Some records:
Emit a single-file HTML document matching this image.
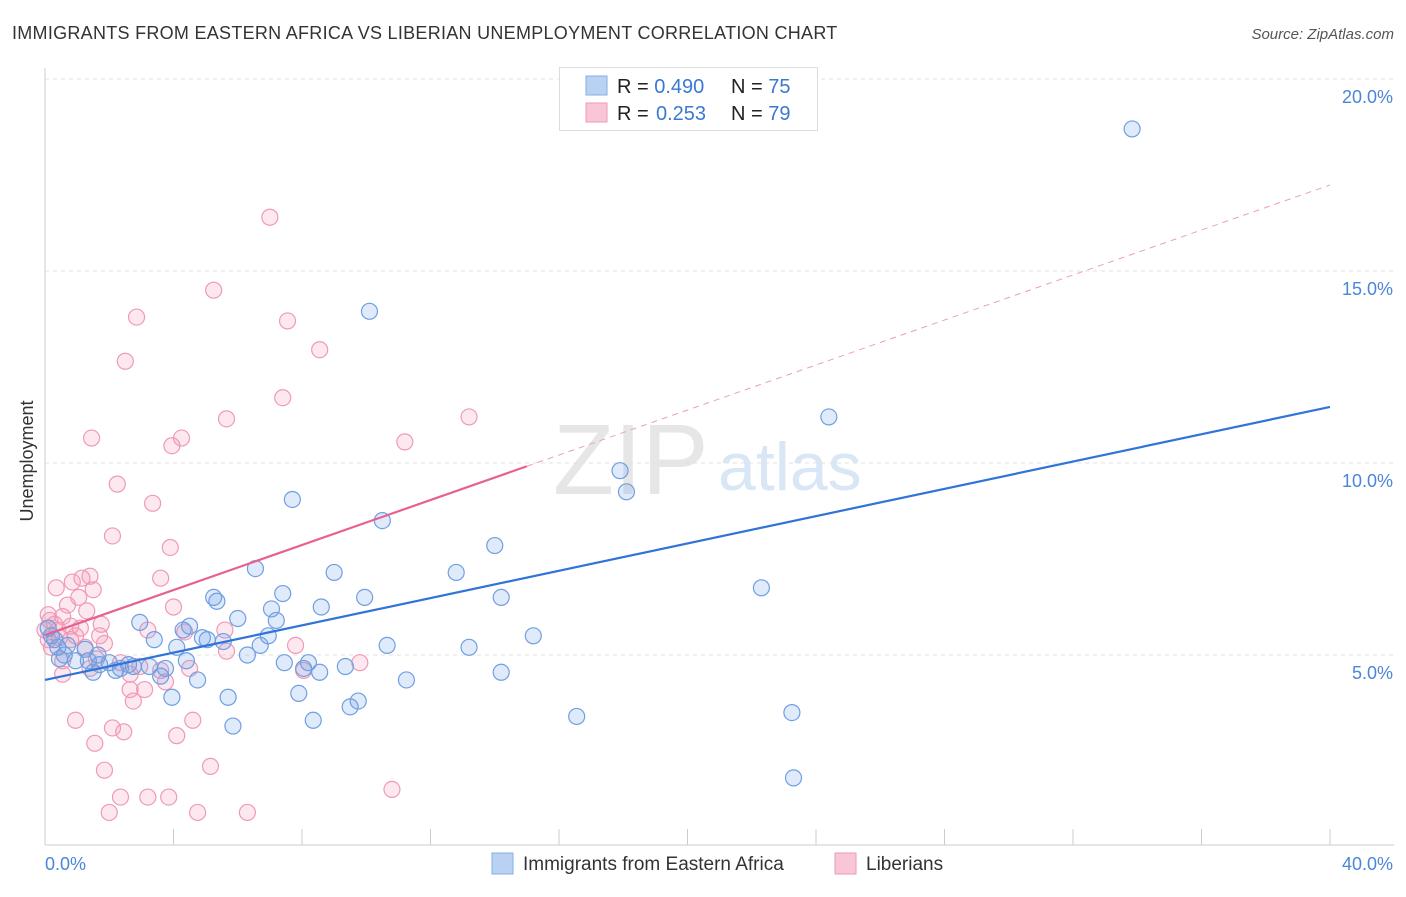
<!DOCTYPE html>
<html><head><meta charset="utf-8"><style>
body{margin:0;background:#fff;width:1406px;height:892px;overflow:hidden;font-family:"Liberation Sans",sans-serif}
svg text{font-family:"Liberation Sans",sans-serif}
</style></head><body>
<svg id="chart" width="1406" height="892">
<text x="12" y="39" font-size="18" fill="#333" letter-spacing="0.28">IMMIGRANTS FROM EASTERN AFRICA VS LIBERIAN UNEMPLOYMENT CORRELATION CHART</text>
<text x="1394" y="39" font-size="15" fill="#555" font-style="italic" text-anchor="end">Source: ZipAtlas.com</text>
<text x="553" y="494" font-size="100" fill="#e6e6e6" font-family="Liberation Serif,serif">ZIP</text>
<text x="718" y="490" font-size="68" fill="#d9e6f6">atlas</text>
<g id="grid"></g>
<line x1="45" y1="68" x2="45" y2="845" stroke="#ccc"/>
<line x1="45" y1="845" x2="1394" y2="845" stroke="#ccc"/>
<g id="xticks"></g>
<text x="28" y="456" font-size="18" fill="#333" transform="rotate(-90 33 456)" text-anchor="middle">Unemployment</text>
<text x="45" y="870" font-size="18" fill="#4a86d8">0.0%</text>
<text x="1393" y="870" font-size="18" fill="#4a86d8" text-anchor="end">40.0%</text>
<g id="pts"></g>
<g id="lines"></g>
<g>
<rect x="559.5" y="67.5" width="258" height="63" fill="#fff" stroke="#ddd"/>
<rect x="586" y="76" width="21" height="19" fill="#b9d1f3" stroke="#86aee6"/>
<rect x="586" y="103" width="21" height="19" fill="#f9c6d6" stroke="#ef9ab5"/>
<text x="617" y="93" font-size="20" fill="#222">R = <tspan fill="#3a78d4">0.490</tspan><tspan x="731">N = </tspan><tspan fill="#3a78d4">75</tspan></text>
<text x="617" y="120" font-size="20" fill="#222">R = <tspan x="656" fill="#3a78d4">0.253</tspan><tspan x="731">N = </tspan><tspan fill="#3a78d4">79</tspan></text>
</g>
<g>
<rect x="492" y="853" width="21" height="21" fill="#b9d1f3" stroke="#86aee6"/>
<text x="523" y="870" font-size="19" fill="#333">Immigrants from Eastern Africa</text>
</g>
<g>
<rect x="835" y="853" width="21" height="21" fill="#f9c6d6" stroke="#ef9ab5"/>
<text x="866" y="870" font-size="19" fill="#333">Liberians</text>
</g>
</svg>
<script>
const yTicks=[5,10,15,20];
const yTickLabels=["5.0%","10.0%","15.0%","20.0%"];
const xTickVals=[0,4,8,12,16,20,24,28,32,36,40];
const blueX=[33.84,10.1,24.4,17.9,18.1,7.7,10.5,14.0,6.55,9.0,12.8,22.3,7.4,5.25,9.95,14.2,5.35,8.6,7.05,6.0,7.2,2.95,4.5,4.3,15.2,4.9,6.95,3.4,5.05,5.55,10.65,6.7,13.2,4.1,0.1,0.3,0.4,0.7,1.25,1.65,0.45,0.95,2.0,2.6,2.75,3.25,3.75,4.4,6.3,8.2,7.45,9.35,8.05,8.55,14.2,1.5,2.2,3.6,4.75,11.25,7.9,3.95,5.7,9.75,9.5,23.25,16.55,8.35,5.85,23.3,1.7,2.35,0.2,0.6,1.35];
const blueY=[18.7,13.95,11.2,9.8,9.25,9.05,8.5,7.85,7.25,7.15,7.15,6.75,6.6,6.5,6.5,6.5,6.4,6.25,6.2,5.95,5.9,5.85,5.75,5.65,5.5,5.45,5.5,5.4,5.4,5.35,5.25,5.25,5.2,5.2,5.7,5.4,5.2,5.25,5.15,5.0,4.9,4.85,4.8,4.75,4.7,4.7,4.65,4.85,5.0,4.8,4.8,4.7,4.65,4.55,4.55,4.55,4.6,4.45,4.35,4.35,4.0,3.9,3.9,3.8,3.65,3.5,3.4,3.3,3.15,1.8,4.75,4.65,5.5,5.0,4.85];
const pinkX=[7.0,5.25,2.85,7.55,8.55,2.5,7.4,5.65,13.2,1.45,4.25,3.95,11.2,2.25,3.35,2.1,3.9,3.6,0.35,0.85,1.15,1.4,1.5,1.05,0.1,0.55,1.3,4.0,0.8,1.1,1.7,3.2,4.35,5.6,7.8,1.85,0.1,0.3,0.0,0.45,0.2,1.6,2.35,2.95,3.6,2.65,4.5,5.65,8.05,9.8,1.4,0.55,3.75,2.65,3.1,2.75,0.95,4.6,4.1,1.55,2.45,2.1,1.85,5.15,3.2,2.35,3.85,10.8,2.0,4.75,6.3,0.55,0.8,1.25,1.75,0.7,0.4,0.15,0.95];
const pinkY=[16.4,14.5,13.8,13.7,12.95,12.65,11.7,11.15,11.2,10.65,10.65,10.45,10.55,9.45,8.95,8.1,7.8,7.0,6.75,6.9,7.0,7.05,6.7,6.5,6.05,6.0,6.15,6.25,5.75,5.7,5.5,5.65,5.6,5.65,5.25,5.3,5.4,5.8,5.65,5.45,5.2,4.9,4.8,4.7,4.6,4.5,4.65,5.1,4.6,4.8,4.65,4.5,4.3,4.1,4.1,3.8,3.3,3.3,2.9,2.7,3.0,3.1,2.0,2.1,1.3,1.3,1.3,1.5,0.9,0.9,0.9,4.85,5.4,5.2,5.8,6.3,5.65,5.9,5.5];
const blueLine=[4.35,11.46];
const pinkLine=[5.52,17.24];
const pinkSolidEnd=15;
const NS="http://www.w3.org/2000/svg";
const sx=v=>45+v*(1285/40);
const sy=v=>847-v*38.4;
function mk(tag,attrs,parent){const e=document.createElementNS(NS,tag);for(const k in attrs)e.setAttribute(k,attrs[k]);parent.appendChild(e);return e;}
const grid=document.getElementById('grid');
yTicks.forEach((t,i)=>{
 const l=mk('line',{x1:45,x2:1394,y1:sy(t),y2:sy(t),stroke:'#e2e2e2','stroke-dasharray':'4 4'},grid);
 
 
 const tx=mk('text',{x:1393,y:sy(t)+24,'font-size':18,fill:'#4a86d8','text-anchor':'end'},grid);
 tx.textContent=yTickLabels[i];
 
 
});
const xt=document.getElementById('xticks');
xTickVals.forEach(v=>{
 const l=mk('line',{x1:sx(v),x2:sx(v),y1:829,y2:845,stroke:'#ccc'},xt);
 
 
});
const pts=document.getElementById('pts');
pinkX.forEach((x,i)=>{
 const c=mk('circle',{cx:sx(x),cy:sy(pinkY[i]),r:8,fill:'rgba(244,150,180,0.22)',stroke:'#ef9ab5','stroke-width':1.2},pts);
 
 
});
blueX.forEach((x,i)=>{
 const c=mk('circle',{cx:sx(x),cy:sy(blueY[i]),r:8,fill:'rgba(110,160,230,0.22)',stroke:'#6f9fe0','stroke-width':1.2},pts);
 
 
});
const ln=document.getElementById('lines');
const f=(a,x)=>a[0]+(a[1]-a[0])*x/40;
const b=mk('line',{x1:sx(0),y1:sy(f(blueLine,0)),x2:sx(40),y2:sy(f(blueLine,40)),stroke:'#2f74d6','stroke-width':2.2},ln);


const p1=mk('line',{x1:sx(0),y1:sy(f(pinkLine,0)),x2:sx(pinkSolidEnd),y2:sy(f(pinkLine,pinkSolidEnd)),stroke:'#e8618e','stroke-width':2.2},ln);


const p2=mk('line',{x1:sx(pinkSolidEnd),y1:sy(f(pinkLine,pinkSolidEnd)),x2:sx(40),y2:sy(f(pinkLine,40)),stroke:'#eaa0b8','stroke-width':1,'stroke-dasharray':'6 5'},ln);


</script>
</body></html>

* * *

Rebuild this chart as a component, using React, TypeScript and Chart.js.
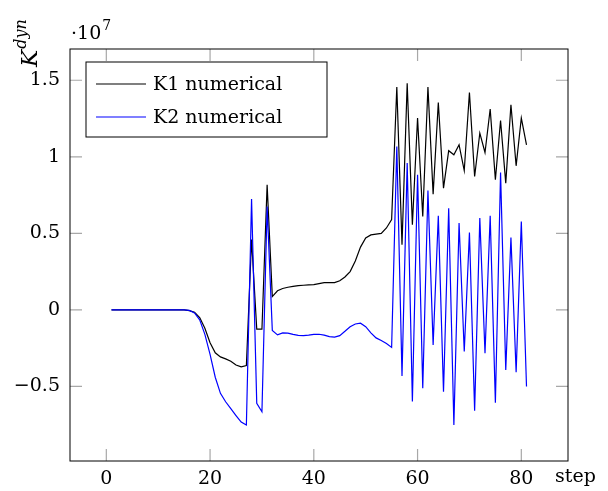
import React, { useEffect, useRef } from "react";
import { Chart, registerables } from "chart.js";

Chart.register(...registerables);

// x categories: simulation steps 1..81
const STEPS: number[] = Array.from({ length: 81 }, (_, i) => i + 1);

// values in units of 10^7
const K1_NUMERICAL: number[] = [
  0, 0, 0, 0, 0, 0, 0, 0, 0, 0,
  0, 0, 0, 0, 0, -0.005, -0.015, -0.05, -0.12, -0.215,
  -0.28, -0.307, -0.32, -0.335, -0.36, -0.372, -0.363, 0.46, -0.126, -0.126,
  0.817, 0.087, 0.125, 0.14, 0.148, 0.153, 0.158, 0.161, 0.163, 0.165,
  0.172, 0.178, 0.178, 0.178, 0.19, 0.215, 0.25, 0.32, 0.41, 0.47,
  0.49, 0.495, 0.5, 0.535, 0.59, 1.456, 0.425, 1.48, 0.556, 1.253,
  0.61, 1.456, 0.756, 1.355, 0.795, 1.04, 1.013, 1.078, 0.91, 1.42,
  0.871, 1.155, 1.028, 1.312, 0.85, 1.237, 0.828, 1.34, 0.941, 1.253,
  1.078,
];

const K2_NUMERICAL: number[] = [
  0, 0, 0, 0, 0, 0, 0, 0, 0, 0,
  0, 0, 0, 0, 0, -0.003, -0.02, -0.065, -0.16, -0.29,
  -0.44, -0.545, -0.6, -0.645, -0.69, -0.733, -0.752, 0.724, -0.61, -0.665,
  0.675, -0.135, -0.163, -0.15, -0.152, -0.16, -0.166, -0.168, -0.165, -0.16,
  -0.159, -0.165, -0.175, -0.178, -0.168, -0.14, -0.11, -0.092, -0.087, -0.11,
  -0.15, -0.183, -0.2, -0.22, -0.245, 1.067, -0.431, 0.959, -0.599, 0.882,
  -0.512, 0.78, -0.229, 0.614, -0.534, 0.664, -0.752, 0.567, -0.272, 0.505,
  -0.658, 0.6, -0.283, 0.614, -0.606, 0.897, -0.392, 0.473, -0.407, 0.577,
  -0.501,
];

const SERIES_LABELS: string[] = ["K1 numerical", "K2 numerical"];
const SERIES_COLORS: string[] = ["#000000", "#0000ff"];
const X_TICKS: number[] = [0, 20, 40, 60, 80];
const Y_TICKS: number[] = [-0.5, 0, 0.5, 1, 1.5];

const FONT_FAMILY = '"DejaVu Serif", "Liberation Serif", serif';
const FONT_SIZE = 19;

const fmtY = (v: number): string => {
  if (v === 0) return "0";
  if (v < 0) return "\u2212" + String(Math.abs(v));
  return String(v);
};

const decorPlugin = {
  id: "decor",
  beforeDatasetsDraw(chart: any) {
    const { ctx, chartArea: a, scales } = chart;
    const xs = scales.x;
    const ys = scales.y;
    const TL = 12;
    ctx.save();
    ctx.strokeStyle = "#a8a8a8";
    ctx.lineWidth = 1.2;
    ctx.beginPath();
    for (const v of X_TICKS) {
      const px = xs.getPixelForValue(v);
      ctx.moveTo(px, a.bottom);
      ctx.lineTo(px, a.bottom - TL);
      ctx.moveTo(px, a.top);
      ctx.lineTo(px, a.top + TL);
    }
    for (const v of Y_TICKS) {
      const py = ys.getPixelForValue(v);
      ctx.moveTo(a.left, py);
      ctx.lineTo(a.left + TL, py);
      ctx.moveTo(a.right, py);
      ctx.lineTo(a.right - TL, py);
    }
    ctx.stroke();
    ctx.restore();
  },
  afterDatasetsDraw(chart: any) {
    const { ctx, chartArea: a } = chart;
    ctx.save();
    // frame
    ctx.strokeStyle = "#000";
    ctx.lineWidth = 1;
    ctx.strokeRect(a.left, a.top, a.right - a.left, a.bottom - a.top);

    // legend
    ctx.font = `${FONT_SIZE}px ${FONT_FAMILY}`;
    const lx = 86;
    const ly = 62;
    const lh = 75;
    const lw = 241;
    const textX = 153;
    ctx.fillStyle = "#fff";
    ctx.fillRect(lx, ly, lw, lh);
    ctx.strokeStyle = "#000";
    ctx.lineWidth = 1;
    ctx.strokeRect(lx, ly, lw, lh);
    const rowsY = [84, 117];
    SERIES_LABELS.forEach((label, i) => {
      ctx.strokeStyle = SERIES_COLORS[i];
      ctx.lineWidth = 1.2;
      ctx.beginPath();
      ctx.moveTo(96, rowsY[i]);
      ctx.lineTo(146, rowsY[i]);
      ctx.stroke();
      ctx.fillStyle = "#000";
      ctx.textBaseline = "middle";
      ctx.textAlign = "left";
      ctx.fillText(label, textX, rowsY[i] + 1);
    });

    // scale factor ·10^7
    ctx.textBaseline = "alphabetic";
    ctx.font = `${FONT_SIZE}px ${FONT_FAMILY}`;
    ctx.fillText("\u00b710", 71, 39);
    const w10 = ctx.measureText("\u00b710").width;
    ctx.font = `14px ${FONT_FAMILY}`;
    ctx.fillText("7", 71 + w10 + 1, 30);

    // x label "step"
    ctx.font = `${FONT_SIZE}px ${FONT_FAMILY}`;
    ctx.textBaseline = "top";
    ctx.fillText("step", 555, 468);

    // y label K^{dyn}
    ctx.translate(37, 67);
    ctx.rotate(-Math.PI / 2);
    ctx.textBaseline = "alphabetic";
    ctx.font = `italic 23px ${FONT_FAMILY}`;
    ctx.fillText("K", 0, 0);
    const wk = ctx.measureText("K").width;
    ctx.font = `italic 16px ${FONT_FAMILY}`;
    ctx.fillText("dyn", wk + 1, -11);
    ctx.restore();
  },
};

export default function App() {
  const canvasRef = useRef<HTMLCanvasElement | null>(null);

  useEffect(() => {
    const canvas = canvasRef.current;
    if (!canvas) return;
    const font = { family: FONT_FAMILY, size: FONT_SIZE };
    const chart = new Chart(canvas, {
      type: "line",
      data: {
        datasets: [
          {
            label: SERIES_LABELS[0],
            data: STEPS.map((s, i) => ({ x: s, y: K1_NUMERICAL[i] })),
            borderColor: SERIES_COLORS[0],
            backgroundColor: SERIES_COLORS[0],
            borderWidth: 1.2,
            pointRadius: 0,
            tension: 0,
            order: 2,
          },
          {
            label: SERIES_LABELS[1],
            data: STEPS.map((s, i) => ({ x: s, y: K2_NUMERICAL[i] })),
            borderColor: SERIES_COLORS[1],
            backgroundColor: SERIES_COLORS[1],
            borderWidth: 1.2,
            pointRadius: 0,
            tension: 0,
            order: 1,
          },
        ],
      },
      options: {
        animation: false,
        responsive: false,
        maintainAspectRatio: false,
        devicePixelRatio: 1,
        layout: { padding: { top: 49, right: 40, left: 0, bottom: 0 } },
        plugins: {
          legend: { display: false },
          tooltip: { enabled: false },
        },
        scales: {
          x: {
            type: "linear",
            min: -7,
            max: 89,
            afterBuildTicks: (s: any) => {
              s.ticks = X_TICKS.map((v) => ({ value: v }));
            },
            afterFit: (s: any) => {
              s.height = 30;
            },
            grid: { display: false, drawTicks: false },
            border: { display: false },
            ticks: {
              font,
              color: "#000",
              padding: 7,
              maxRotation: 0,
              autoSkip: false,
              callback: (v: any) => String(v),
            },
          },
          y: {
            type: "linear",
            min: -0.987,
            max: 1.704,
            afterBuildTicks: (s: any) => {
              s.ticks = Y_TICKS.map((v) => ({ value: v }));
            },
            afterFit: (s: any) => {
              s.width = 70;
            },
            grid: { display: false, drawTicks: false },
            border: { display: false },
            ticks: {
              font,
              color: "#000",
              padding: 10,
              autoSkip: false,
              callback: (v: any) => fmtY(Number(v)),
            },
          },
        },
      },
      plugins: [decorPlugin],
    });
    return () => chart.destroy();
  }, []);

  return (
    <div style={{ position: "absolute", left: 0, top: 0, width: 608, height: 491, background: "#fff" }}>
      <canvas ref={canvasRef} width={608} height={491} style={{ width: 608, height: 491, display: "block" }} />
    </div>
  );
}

WHAT IS BEING ASKED:
Your task is to quote, unchanged, only the lines from the line bearing "Rebuild this chart" through the line bearing "const STEPS: number[]"; the pictures are not part of the copy.

RESULT OF THIS TASK:
Rebuild this chart as a component, using React, TypeScript and Chart.js.
import React, { useEffect, useRef } from "react";
import { Chart, registerables } from "chart.js";

Chart.register(...registerables);

// x categories: simulation steps 1..81
const STEPS: number[] = Array.from({ length: 81 }, (_, i) => i + 1);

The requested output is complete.